> **GIVEN REQUEST**: Retype, with no alterations, every line between the one containing "Rebuild this chart" and the one containing "tick_text = '#858585'", counting both of those lines too. Pictures are to be left out.

> **THE DATA**:

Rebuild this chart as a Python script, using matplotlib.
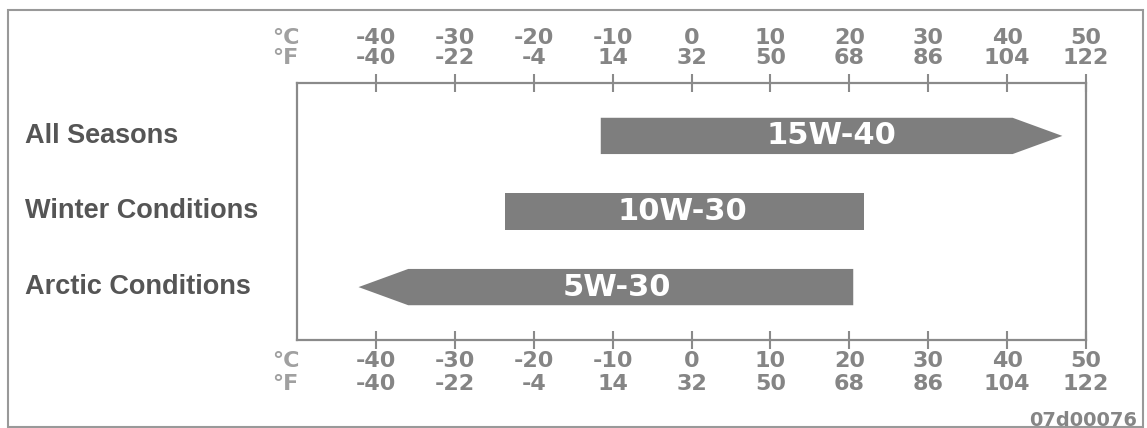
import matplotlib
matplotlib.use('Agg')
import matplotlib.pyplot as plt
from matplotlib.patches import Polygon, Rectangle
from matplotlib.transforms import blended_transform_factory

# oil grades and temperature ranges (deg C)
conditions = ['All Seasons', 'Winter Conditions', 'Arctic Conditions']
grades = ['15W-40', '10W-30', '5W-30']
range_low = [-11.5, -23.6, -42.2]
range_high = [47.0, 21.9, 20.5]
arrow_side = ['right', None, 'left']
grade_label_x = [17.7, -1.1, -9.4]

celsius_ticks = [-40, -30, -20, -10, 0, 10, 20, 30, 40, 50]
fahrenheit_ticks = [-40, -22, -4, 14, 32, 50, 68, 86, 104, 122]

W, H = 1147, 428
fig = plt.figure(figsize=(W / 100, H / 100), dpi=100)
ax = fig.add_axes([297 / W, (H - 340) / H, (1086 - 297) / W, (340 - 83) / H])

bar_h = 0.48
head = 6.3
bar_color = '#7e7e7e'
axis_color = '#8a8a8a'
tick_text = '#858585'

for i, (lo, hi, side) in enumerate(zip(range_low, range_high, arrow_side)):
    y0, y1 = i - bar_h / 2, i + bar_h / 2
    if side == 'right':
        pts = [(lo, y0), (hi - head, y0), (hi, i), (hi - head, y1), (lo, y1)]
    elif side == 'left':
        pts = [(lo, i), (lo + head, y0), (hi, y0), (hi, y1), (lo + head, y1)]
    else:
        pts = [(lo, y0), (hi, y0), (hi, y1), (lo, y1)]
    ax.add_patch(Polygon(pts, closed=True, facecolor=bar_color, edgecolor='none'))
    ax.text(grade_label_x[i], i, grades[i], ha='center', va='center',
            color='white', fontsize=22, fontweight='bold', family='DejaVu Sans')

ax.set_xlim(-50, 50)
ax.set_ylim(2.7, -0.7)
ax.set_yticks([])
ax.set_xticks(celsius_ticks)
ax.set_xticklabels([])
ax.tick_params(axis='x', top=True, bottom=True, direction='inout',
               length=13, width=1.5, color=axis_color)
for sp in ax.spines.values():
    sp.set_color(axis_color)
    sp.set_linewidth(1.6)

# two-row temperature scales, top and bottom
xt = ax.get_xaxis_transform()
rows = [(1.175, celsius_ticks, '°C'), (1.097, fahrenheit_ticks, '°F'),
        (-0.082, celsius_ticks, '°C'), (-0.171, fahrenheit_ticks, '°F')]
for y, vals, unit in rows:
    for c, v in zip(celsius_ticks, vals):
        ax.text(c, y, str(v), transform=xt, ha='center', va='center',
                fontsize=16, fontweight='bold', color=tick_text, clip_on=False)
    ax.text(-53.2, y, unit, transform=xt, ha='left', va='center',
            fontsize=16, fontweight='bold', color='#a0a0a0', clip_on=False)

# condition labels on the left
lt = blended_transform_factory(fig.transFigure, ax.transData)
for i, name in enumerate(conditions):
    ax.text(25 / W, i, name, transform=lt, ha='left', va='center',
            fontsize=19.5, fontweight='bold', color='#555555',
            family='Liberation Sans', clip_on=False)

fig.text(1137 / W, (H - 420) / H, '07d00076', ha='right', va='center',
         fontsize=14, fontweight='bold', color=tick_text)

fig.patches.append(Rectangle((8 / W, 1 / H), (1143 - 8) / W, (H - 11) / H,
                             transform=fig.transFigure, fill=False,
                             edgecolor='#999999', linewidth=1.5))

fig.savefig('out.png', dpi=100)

---

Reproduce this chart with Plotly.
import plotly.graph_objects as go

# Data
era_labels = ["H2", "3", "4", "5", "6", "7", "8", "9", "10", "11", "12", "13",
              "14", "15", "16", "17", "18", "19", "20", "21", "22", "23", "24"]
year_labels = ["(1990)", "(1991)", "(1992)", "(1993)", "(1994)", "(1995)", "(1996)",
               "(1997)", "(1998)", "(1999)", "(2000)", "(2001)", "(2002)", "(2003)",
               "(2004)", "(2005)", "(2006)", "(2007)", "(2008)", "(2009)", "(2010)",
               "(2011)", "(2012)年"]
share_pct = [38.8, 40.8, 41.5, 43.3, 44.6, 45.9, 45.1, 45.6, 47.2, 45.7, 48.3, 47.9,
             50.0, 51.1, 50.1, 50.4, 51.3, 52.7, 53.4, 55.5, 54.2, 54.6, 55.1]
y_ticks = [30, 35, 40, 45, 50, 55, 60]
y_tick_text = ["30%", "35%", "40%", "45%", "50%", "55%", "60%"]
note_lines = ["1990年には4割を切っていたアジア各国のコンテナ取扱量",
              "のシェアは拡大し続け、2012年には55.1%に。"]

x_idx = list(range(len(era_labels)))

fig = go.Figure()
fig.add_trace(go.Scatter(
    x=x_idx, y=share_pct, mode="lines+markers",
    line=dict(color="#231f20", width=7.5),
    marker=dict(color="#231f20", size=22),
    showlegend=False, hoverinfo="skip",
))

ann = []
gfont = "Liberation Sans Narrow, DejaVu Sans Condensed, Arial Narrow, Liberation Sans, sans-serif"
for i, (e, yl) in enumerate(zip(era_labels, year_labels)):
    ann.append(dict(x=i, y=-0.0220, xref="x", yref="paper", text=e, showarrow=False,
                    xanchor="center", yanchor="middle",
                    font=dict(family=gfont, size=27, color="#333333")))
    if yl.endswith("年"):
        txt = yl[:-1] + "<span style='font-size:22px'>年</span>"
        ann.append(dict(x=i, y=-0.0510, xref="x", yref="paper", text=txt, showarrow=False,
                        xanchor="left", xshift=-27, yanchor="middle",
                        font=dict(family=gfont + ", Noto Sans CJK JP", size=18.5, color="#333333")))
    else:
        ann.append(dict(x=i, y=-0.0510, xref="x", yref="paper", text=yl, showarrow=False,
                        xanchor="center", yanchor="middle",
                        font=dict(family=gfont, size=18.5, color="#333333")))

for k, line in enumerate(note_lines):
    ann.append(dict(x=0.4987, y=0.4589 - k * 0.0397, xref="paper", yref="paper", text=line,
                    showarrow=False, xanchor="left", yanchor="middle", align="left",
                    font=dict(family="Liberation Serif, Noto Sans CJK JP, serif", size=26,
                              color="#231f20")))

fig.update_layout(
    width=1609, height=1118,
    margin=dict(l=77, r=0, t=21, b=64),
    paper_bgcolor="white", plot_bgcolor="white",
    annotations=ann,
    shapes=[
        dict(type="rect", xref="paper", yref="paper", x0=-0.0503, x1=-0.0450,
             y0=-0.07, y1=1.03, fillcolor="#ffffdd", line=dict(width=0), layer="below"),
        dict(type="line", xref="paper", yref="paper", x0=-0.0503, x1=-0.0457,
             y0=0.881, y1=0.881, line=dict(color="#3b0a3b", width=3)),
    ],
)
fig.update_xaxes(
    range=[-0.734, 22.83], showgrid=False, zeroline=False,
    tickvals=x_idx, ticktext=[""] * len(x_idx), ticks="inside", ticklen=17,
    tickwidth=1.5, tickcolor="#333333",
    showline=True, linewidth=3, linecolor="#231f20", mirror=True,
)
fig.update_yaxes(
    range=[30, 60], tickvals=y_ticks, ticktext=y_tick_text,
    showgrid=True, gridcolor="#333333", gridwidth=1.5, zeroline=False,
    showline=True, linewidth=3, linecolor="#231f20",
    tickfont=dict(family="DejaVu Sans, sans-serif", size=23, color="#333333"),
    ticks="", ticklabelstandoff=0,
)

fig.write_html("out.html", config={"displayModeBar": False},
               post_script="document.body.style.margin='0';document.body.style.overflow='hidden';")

> **COMPLETED TASK**:
Rebuild this chart as a Python script, using matplotlib.
import matplotlib
matplotlib.use('Agg')
import matplotlib.pyplot as plt
from matplotlib.patches import Polygon, Rectangle
from matplotlib.transforms import blended_transform_factory

# oil grades and temperature ranges (deg C)
conditions = ['All Seasons', 'Winter Conditions', 'Arctic Conditions']
grades = ['15W-40', '10W-30', '5W-30']
range_low = [-11.5, -23.6, -42.2]
range_high = [47.0, 21.9, 20.5]
arrow_side = ['right', None, 'left']
grade_label_x = [17.7, -1.1, -9.4]

celsius_ticks = [-40, -30, -20, -10, 0, 10, 20, 30, 40, 50]
fahrenheit_ticks = [-40, -22, -4, 14, 32, 50, 68, 86, 104, 122]

W, H = 1147, 428
fig = plt.figure(figsize=(W / 100, H / 100), dpi=100)
ax = fig.add_axes([297 / W, (H - 340) / H, (1086 - 297) / W, (340 - 83) / H])

bar_h = 0.48
head = 6.3
bar_color = '#7e7e7e'
axis_color = '#8a8a8a'
tick_text = '#858585'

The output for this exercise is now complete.